■ **Stated exercise**:
Return the listing below unchanged, minus its pictures.

■ **Supplied information**:
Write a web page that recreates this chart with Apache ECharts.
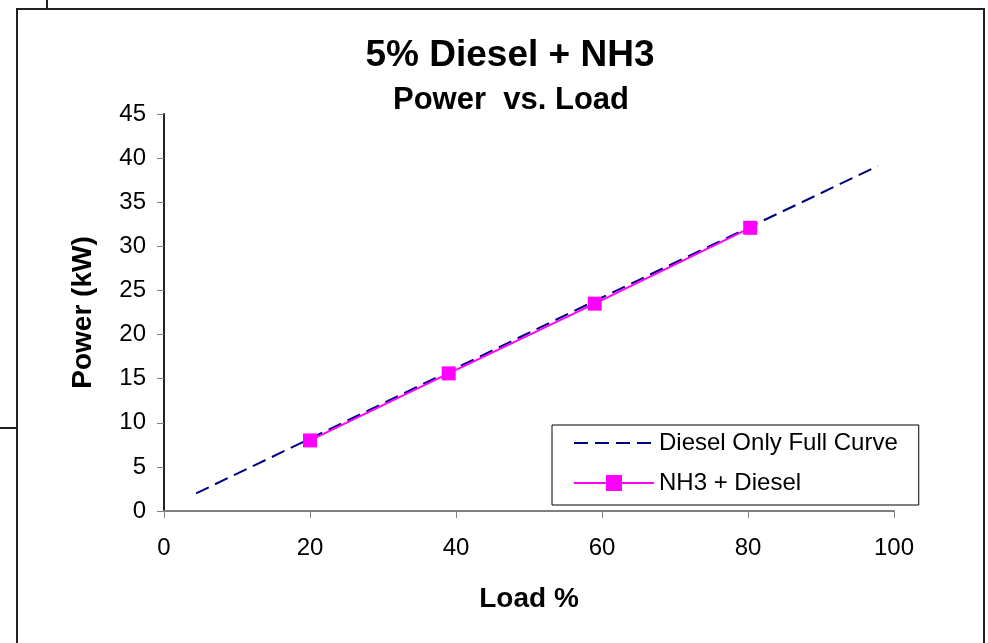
<!DOCTYPE html>
<html><head><meta charset="utf-8">
<script src="https://cdn.jsdelivr.net/npm/echarts@6/dist/echarts.min.js"></script>
<style>html,body{margin:0;padding:0;background:#fff}#c{width:988px;height:643px}</style>
</head><body><div id="c"></div>
<script>
const dieselLoad = [4.4, 20, 40, 60, 80, 97.8];
const dieselPower = [2.0, 8.2, 16.2, 24.2, 32.1, 39.1];
const nh3Load = [20, 39, 59, 80.3];
const nh3Power = [8.0, 15.6, 23.5, 32.1];
const xTicks = [0, 20, 40, 60, 80, 100];
const yTicks = [0, 5, 10, 15, 20, 25, 30, 35, 40, 45];

const chart = echarts.init(document.getElementById('c'));
const F = 'Liberation Sans, Arial, sans-serif';
chart.setOption({
  backgroundColor: '#fff',
  animation: false,
  title: [
    {text: '5% Diesel + NH3', left: 505, top: 32, textAlign: 'center',
     textStyle: {fontFamily: F, fontSize: 37, fontWeight: 'bold', color: '#000'}},
    {text: 'Power  vs. Load', left: 506, top: 80, textAlign: 'center',
     textStyle: {fontFamily: F, fontSize: 31, fontWeight: 'bold', color: '#000'}}
  ],
  grid: {left: 164, right: 94, top: 114, bottom: 132},
  xAxis: {
    type: 'value', min: xTicks[0], max: xTicks[xTicks.length - 1], interval: 20,
    name: 'Load %', nameLocation: 'middle', nameGap: 74,
    nameTextStyle: {fontFamily: F, fontSize: 28, fontWeight: 'bold', color: '#000'},
    axisLine: {onZero: false, lineStyle: {color: '#808080', width: 2}},
    axisTick: {show: true, inside: false, length: 7, lineStyle: {color: '#808080', width: 1}},
    axisLabel: {fontFamily: F, fontSize: 24, color: '#000', margin: 25},
    splitLine: {show: false}
  },
  yAxis: {
    type: 'value', min: yTicks[0], max: yTicks[yTicks.length - 1], interval: 5,
    name: 'Power (kW)', nameLocation: 'middle', nameGap: 67,
    nameTextStyle: {fontFamily: F, fontSize: 28, fontWeight: 'bold', color: '#000'},
    axisLine: {show: true, lineStyle: {color: '#222', width: 2}},
    axisTick: {show: true, inside: false, length: 7, lineStyle: {color: '#808080', width: 1}},
    axisLabel: {fontFamily: F, fontSize: 24, color: '#000', margin: 18},
    splitLine: {show: false}
  },
  legend: {
    left: 552, top: 425, orient: 'vertical', align: 'left',
    padding: [6, 21, 10, 21], itemGap: 16,
    borderColor: '#000', borderWidth: 1, backgroundColor: '#fff',
    itemWidth: 80, itemHeight: 20,
    textStyle: {fontFamily: F, fontSize: 24, lineHeight: 24, color: '#000'},
    data: [
      {name: 'Diesel Only Full Curve', itemStyle: {opacity: 0}, lineStyle: {color: '#000080', type: [14, 7], width: 2}},
      {name: 'NH3 + Diesel'}
    ]
  },
  series: [
    {name: 'Diesel Only Full Curve', type: 'line', showSymbol: false, symbol: 'none',
     data: dieselLoad.map((x, i) => [x, dieselPower[i]]),
     lineStyle: {color: '#000080', width: 2, type: [14, 7]}, itemStyle: {color: '#000080'}, z: 2},
    {name: 'NH3 + Diesel', type: 'line', symbol: 'rect', symbolSize: 14,
     data: nh3Load.map((x, i) => [x, nh3Power[i]]),
     lineStyle: {color: '#ff00ff', width: 2}, itemStyle: {color: '#ff00ff'}, z: 3}
  ],
  graphic: [
    {type: 'rect', shape: {x: 17, y: 9, width: 967, height: 660}, style: {fill: 'none', stroke: '#222', lineWidth: 2}, silent: true},
    {type: 'line', shape: {x1: 47, y1: 0, x2: 47, y2: 9}, style: {stroke: '#222', lineWidth: 2}},
    {type: 'line', shape: {x1: 0, y1: 428, x2: 17, y2: 428}, style: {stroke: '#222', lineWidth: 2}}
  ]
});
</script></body></html>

■ **Response to this exercise**:
Write a web page that recreates this chart with Apache ECharts.
<!DOCTYPE html>
<html><head><meta charset="utf-8">
<script src="https://cdn.jsdelivr.net/npm/echarts@6/dist/echarts.min.js"></script>
<style>html,body{margin:0;padding:0;background:#fff}#c{width:988px;height:643px}</style>
</head><body><div id="c"></div>
<script>
const dieselLoad = [4.4, 20, 40, 60, 80, 97.8];
const dieselPower = [2.0, 8.2, 16.2, 24.2, 32.1, 39.1];
const nh3Load = [20, 39, 59, 80.3];
const nh3Power = [8.0, 15.6, 23.5, 32.1];
const xTicks = [0, 20, 40, 60, 80, 100];
const yTicks = [0, 5, 10, 15, 20, 25, 30, 35, 40, 45];

const chart = echarts.init(document.getElementById('c'));
const F = 'Liberation Sans, Arial, sans-serif';
chart.setOption({
  backgroundColor: '#fff',
  animation: false,
  title: [
    {text: '5% Diesel + NH3', left: 505, top: 32, textAlign: 'center',
     textStyle: {fontFamily: F, fontSize: 37, fontWeight: 'bold', color: '#000'}},
    {text: 'Power  vs. Load', left: 506, top: 80, textAlign: 'center',
     textStyle: {fontFamily: F, fontSize: 31, fontWeight: 'bold', color: '#000'}}
  ],
  grid: {left: 164, right: 94, top: 114, bottom: 132},
  xAxis: {
    type: 'value', min: xTicks[0], max: xTicks[xTicks.length - 1], interval: 20,
    name: 'Load %', nameLocation: 'middle', nameGap: 74,
    nameTextStyle: {fontFamily: F, fontSize: 28, fontWeight: 'bold', color: '#000'},
    axisLine: {onZero: false, lineStyle: {color: '#808080', width: 2}},
    axisTick: {show: true, inside: false, length: 7, lineStyle: {color: '#808080', width: 1}},
    axisLabel: {fontFamily: F, fontSize: 24, color: '#000', margin: 25},
    splitLine: {show: false}
  },
  yAxis: {
    type: 'value', min: yTicks[0], max: yTicks[yTicks.length - 1], interval: 5,
    name: 'Power (kW)', nameLocation: 'middle', nameGap: 67,
    nameTextStyle: {fontFamily: F, fontSize: 28, fontWeight: 'bold', color: '#000'},
    axisLine: {show: true, lineStyle: {color: '#222', width: 2}},
    axisTick: {show: true, inside: false, length: 7, lineStyle: {color: '#808080', width: 1}},
    axisLabel: {fontFamily: F, fontSize: 24, color: '#000', margin: 18},
    splitLine: {show: false}
  },
  legend: {
    left: 552, top: 425, orient: 'vertical', align: 'left',
    padding: [6, 21, 10, 21], itemGap: 16,
    borderColor: '#000', borderWidth: 1, backgroundColor: '#fff',
    itemWidth: 80, itemHeight: 20,
    textStyle: {fontFamily: F, fontSize: 24, lineHeight: 24, color: '#000'},
    data: [
      {name: 'Diesel Only Full Curve', itemStyle: {opacity: 0}, lineStyle: {color: '#000080', type: [14, 7], width: 2}},
      {name: 'NH3 + Diesel'}
    ]
  },
  series: [
    {name: 'Diesel Only Full Curve', type: 'line', showSymbol: false, symbol: 'none',
     data: dieselLoad.map((x, i) => [x, dieselPower[i]]),
     lineStyle: {color: '#000080', width: 2, type: [14, 7]}, itemStyle: {color: '#000080'}, z: 2},
    {name: 'NH3 + Diesel', type: 'line', symbol: 'rect', symbolSize: 14,
     data: nh3Load.map((x, i) => [x, nh3Power[i]]),
     lineStyle: {color: '#ff00ff', width: 2}, itemStyle: {color: '#ff00ff'}, z: 3}
  ],
  graphic: [
    {type: 'rect', shape: {x: 17, y: 9, width: 967, height: 660}, style: {fill: 'none', stroke: '#222', lineWidth: 2}, silent: true},
    {type: 'line', shape: {x1: 47, y1: 0, x2: 47, y2: 9}, style: {stroke: '#222', lineWidth: 2}},
    {type: 'line', shape: {x1: 0, y1: 428, x2: 17, y2: 428}, style: {stroke: '#222', lineWidth: 2}}
  ]
});
</script></body></html>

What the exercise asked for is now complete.